Two were simply obsolete (relevant project is over).
Two were issues, which I have to wait for my colleague to comment.
I gave my colleague a week to react. I wonder, what reaction will be. These “about to close unless some reaction” messages can upset some people (my colleague is very good at being quick and upset, then quick to come back, apologize if necessary and do something about it).
yay, another great task. Took the time and closed stale/outdated issues in ApprovalTests.Java (which was initially one of the reasons why I started contributing, the project looked abondened)
I had fun closing out PRs today. I generally like removing things more than adding things.

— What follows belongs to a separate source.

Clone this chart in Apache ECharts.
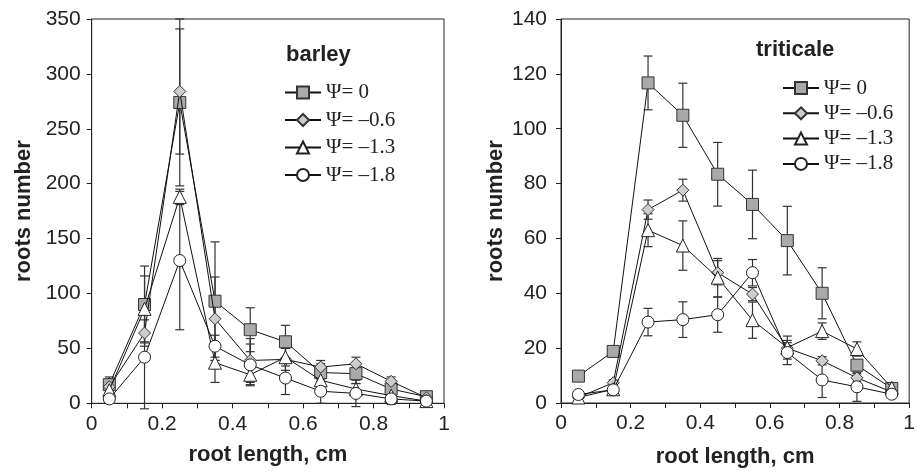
<!DOCTYPE html>
<html>
<head>
<meta charset="utf-8">
<script src="https://cdn.jsdelivr.net/npm/echarts@6/dist/echarts.min.js"></script>
<style>html,body{margin:0;padding:0;background:#fff}#c{width:918px;height:473px}</style>
</head>
<body>
<div id="c"></div>
<script>
// ---- data ----
const xs = [0.05, 0.15, 0.25, 0.35, 0.45, 0.55, 0.65, 0.75, 0.85, 0.95];
const seriesNames = ['Ψ= 0', 'Ψ= –0.6', 'Ψ= –1.3', 'Ψ= –1.8'];
const xTickLabels = ['0', '0.2', '0.4', '0.6', '0.8', '1'];
const barleyTitle = 'barley';
const triticaleTitle = 'triticale';

const barley0   = [17, 90, 274, 93, 67, 56, 28, 27, 13, 6];
const barley0e  = [7, 35, 76, 54, 20, 15, 8, 9, 6, 2];
const barley06  = [15, 64, 284, 77, 39, 40, 33, 36, 20, 5];
const barley06e = [5, 12, 57, 38, 20, 10, 6, 6, 4, 2];
const barley13  = [12, 86, 188, 37, 26, 42, 21, 13, 7, 2];
const barley13e = [4, 30, 7, 18, 9, 8, 6, 5, 3, 1];
const barley18  = [4, 42, 130, 52, 35, 23, 11, 9, 4, 2];
const barley18e = [3, 47, 63, 10, 19, 15, 11, 12, 5, 2];

const trit0   = [9.8, 18.8, 116.7, 104.9, 83.4, 72.4, 59.2, 40, 13.8, 5.3];
const trit0e  = [0.5, 1, 9.8, 11.7, 11.6, 12.5, 12.5, 9.3, 2, 1];
const trit06  = [2, 7.4, 70.5, 77.6, 47.5, 39.7, 20, 15.4, 9.2, 4];
const trit06e = [0.5, 1, 3.5, 4, 4.4, 2.4, 2, 1.5, 1.5, 1];
const trit13  = [2, 5, 63, 57.4, 45.7, 30.2, 20.2, 26.2, 19.7, 5.5];
const trit13e = [0.5, 1, 6, 9, 7, 6.6, 4.2, 3, 2.6, 1];
const trit18  = [3.1, 4.8, 29.5, 30.4, 32.2, 47.5, 18.4, 8.4, 5.9, 3.2];
const trit18e = [0.5, 0.5, 5, 6.5, 6.4, 4.8, 4.4, 6.4, 5.3, 1];

// ---- styles ----
const SANS = 'Liberation Sans';
const SERIF = 'Liberation Serif';
const TXT = '#222';
const markers = [
  {symbol: 'rect', size: 12, fill: '#a9a9a9', border: '#333'},
  {symbol: 'diamond', size: 12, fill: '#cdcdcd', border: '#333'},
  {symbol: 'triangle', size: 13, fill: '#ffffff', border: '#222'},
  {symbol: 'circle', size: 12, fill: '#ffffff', border: '#222'}
];

function xAxisFor(gi, nameGap) {
  return {
    type: 'value', gridIndex: gi, min: 0, max: 1, interval: 0.1,
    name: 'root length, cm', nameLocation: 'middle', nameGap: nameGap,
    nameTextStyle: {fontFamily: SANS, fontWeight: 'bold', fontSize: 22, color: TXT},
    axisLine: {show: true, lineStyle: {color: '#222', width: 1}},
    axisTick: {show: true, length: 5, lineStyle: {color: '#222'}},
    splitLine: {show: false},
    axisLabel: {
      fontFamily: SANS, fontSize: 21, color: TXT, margin: 10,
      formatter: function (v) {
        const k = Math.round(v * 10);
        return k % 2 === 0 ? xTickLabels[k / 2] : '';
      }
    }
  };
}
function yAxisFor(gi, max, interval, nameGap, margin) {
  return {
    type: 'value', gridIndex: gi, min: 0, max: max, interval: interval,
    name: 'roots number', nameLocation: 'middle', nameGap: nameGap, nameRotate: 90,
    nameTextStyle: {fontFamily: SANS, fontWeight: 'bold', fontSize: 22, color: TXT},
    axisLine: {show: true, lineStyle: {color: '#222', width: 1}},
    axisTick: {show: true, length: 5, lineStyle: {color: '#222'}},
    splitLine: {show: false},
    axisLabel: {fontFamily: SANS, fontSize: 21, color: TXT, margin: margin}
  };
}

function lineSeries(gi, idx, vals) {
  const m = markers[idx];
  return {
    type: 'line', name: seriesNames[idx], xAxisIndex: gi, yAxisIndex: gi,
    data: xs.map((x, i) => [x, vals[i]]),
    symbol: m.symbol, symbolSize: m.size, showAllSymbol: true,
    lineStyle: {color: '#111', width: 1},
    itemStyle: {color: m.fill, borderColor: m.border, borderWidth: 1, opacity: 1},
    z: 3 + idx, animation: false, silent: true
  };
}
function errSeries(gi, vals, errs) {
  return {
    type: 'custom', xAxisIndex: gi, yAxisIndex: gi, z: 2, silent: true,
    animation: false,
    data: xs.map((x, i) => [x, vals[i], errs[i]]),
    encode: {x: 0, y: 1},
    renderItem: function (params, api) {
      const x = api.value(0), y = api.value(1), e = api.value(2);
      const t = api.coord([x, y + e]);
      const b = api.coord([x, y - e]);
      const hw = 4.5;
      const st = {stroke: '#333', lineWidth: 1.2};
      return {
        type: 'group', children: [
          {type: 'line', shape: {x1: t[0], y1: t[1], x2: b[0], y2: b[1]}, style: st},
          {type: 'line', shape: {x1: t[0] - hw, y1: t[1], x2: t[0] + hw, y2: t[1]}, style: st},
          {type: 'line', shape: {x1: b[0] - hw, y1: b[1], x2: b[0] + hw, y2: b[1]}, style: st}
        ]
      };
    }
  };
}

const barleySets = [[barley0, barley0e], [barley06, barley06e], [barley13, barley13e], [barley18, barley18e]];
const tritSets = [[trit0, trit0e], [trit06, trit06e], [trit13, trit13e], [trit18, trit18e]];

const series = [];
barleySets.forEach((s) => series.push(errSeries(0, s[0], s[1])));
tritSets.forEach((s) => series.push(errSeries(1, s[0], s[1])));
barleySets.forEach((s, i) => series.push(lineSeries(0, i, s[0])));
tritSets.forEach((s, i) => series.push(lineSeries(1, i, s[0])));

const legendBase = {
  orient: 'vertical', padding: 0, itemWidth: 36, itemHeight: 15,
  selectedMode: false,
  textStyle: {fontFamily: SERIF, fontSize: 21, color: TXT, lineHeight: 21},
  data: seriesNames
};

const option = {
  backgroundColor: '#fff',
  animation: false,
  title: [
    {text: barleyTitle, left: 286, top: 43, padding: 0,
     textStyle: {fontFamily: SANS, fontWeight: 'bold', fontSize: 22, color: TXT, lineHeight: 24}},
    {text: triticaleTitle, left: 756, top: 38, padding: 0,
     textStyle: {fontFamily: SANS, fontWeight: 'bold', fontSize: 22, color: TXT, lineHeight: 24}}
  ],
  legend: [
    Object.assign({}, legendBase, {left: 284, top: 82, itemGap: 6.5}),
    Object.assign({}, legendBase, {left: 782, top: 77.5, itemGap: 4.3})
  ],
  grid: [
    {left: 91.7, right: 474, top: 19, bottom: 69.7, show: true, borderColor: '#222', borderWidth: 1, containLabel: false},
    {left: 561, right: 8.7, top: 19, bottom: 64, show: true, borderColor: '#222', borderWidth: 1, containLabel: false}
  ],
  xAxis: [xAxisFor(0, 41), xAxisFor(1, 43)],
  yAxis: [yAxisFor(0, 350, 50, 57, 11), yAxisFor(1, 140, 20, 54, 14)],
  series: series
};

const chart = echarts.init(document.getElementById('c'), null, {renderer: 'canvas'});
chart.setOption(option);
</script>
</body>
</html>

Similar to the branch challenge previously, I start with my yard, so to speak, and then carefully move to others. With the PRs, some were obvious for me to close because I remember them and I know we solved the problem in another way. Others, I just ask the author if it’s still relevant or if they want to close it. For the ones that I commented on but weren’t closed by the author, I can close them next month. The branch will still be there and they can reopen if they wish.
The list of PRs should be relevant to the prioritized work of the company. This includes proof of concepts that have a discussion thread. If no one is working on it or discussing it, it should be closed.
Working from oldest to newest made the 20 minutes go by quickly. I didn’t even have to touch any PRs from the past month.
Next month I look forward to tackling the issues in our issue tracker.
Mostly all clean, spent some time doing general maintenance on package versions which is not a ticket but is budgeted for and not regularly practiced sometimes.